O caos provocado por dois agentes com estado alterado resultou na prisão do policial que efetuou o disparo. Já o parceiro dele inexplicavelmente não foi detido. A Corregedoria da Polícia Civil apreendeu as carteiras profissionais e as armas de ambos.
É evidente que as circunstâncias da abordagem violenta a cidadãos devem ser apuradas, mas a reação institucional da Polícia Civil e das autoridades de segurança pública e judiciais ao que foi registrado em vídeo poderia estar sendo mais dura. Nesta segunda-feira (5), a Justiça já havia concedido liberdade provisória sob fiança ao policial por ele não oferecer "risco à ordem econômica, à ordem pública, à instrução criminal ou à aplicação da lei penal, considerando que possui residência fixa e ocupação lícita". Ocupação que foi maculada na noite de sábado.

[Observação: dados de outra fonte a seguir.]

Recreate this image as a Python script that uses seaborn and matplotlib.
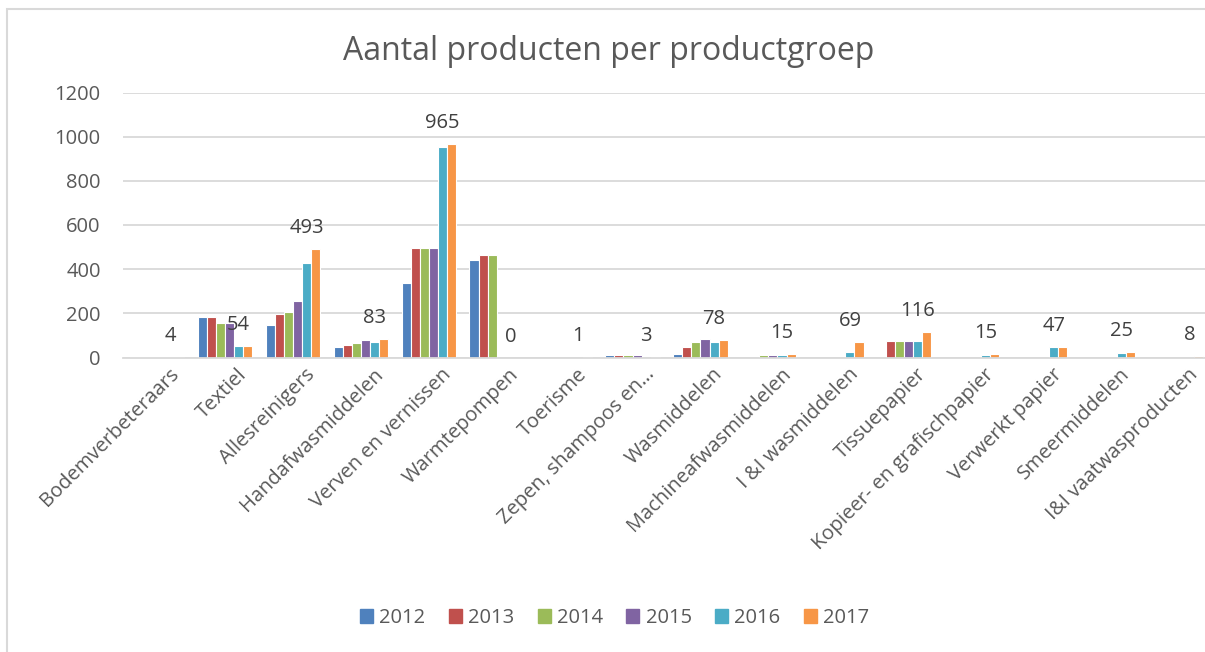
import pandas as pd
import matplotlib.pyplot as plt
import matplotlib.transforms as mtransforms
from matplotlib.patches import Rectangle
import seaborn as sns

# Product groups and number of products per year
categories = ["Bodemverbeteraars", "Textiel", "Allesreinigers", "Handafwasmiddelen",
              "Verven en vernissen", "Warmtepompen", "Toerisme", "Zepen, shampoos en…",
              "Wasmiddelen", "Machineafwasmiddelen", "I &I wasmiddelen", "Tissuepapier",
              "Kopieer- en grafischpapier", "Verwerkt papier", "Smeermiddelen",
              "I&I vaatwasproducten"]
years = ["2012", "2013", "2014", "2015", "2016", "2017"]

v2012 = [4, 184, 145, 47, 337, 441, 0, 10, 14, 0, 0, 0, 0, 0, 0, 0]
v2013 = [4, 184, 195, 57, 495, 465, 0, 10, 46, 0, 0, 75, 0, 0, 0, 0]
v2014 = [4, 157, 205, 65, 495, 465, 0, 10, 72, 12, 0, 75, 0, 0, 0, 0]
v2015 = [4, 157, 255, 77, 495, 0, 0, 13, 82, 12, 0, 75, 0, 0, 0, 0]
v2016 = [4, 54, 426, 72, 955, 0, 0, 0, 72, 12, 27, 75, 13, 46, 20, 0]
v2017 = [4, 54, 493, 83, 965, 0, 1, 3, 78, 15, 69, 116, 15, 47, 25, 8]

colors = ["#4F81BD", "#C0504D", "#9BBB59", "#8064A2", "#4BACC6", "#F79646"]

# long-form table for seaborn
series = [v2012, v2013, v2014, v2015, v2016, v2017]
rows = []
for year, vals in zip(years, series):
    for cat, v in zip(categories, vals):
        rows.append({"groep": cat, "jaar": year, "aantal": v})
df = pd.DataFrame(rows)

sns.set_style("white")
plt.rcParams['font.family'] = ['Open Sans', 'DejaVu Sans']
grey = "#595959"

fig = plt.figure(figsize=(12.05, 6.52), dpi=100)
ax = fig.add_axes([123 / 1205, 1 - 357.5 / 652, 1087 / 1205, 265 / 652])

sns.barplot(data=df, x="groep", y="aantal", hue="jaar", palette=colors,
            order=categories, hue_order=years, width=0.8, saturation=1,
            edgecolor="white", linewidth=0.8, ax=ax)

ax.set_ylim(0, 1200)
ax.set_yticks(range(0, 1201, 200))
ax.yaxis.grid(True, color="#D9D9D9", linewidth=1.3)
ax.set_axisbelow(True)
for side in ["top", "right", "left"]:
    ax.spines[side].set_visible(False)
ax.spines["bottom"].set_color("#D9D9D9")
ax.spines["bottom"].set_linewidth(1.3)
ax.tick_params(axis="both", length=0, labelsize=14.5, colors=grey)
ax.tick_params(axis="y", pad=16)
ax.set_xlabel("")
ax.set_ylabel("")

# rotated category labels, shifted a bit like Excel does
shift = mtransforms.ScaledTranslation(12 / 100, -2 / 100, fig.dpi_scale_trans)
for lab in ax.get_xticklabels():
    lab.set_rotation(45)
    lab.set_ha("right")
    lab.set_rotation_mode("anchor")
    lab.set_transform(lab.get_transform() + shift)

# data labels on the 2017 series only
for bar, v in zip(ax.containers[-1], v2017):
    ax.annotate(str(v), (bar.get_x() + bar.get_width() / 2, bar.get_height()),
                xytext=(-9, 16), textcoords="offset pixels",
                ha="center", va="baseline", fontsize=14.5, color="#404040")

ax.get_legend().remove()
handles = [Rectangle((0, 0), 1, 1, color=c) for c in colors]
fig.legend(handles, years, loc="center", bbox_to_anchor=(0.510, 1 - 618 / 652),
           ncol=6, frameon=False, fontsize=14.5, labelcolor=grey,
           handlelength=0.65, handleheight=0.65, handletextpad=0.3,
           columnspacing=1.17)

fig.text(0.505, 1 - 52 / 652, "Aantal producten per productgroep",
         ha="center", va="center", fontsize=23, color=grey)

# chart area border
fig.add_artist(Rectangle((7 / 1205, -0.1), 1.1, 1.1 - 9 / 652,
                         transform=fig.transFigure, fill=False,
                         edgecolor="#D9D9D9", linewidth=1.5))

plt.savefig("out.png", dpi=100)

A Polícia Civil deve tratar esse caso com a devida transparência, para que a sociedade esteja a par do destino que será dado à carreira desses dois policiais. A apuração deve ser rigorosa, com direito à ampla defesa para que o caso seja esclarecido. Policiais civis são fundamentais na investigação criminal, têm um papel institucional que deve ser louvado e valorizado, mas a conduta de cada membro deve ser ilibada. Quando um cidadão se sente ameaçado dessa forma por quem carrega um distintivo, é sinal de que os papéis de mocinho e bandido não estão claros como deveriam.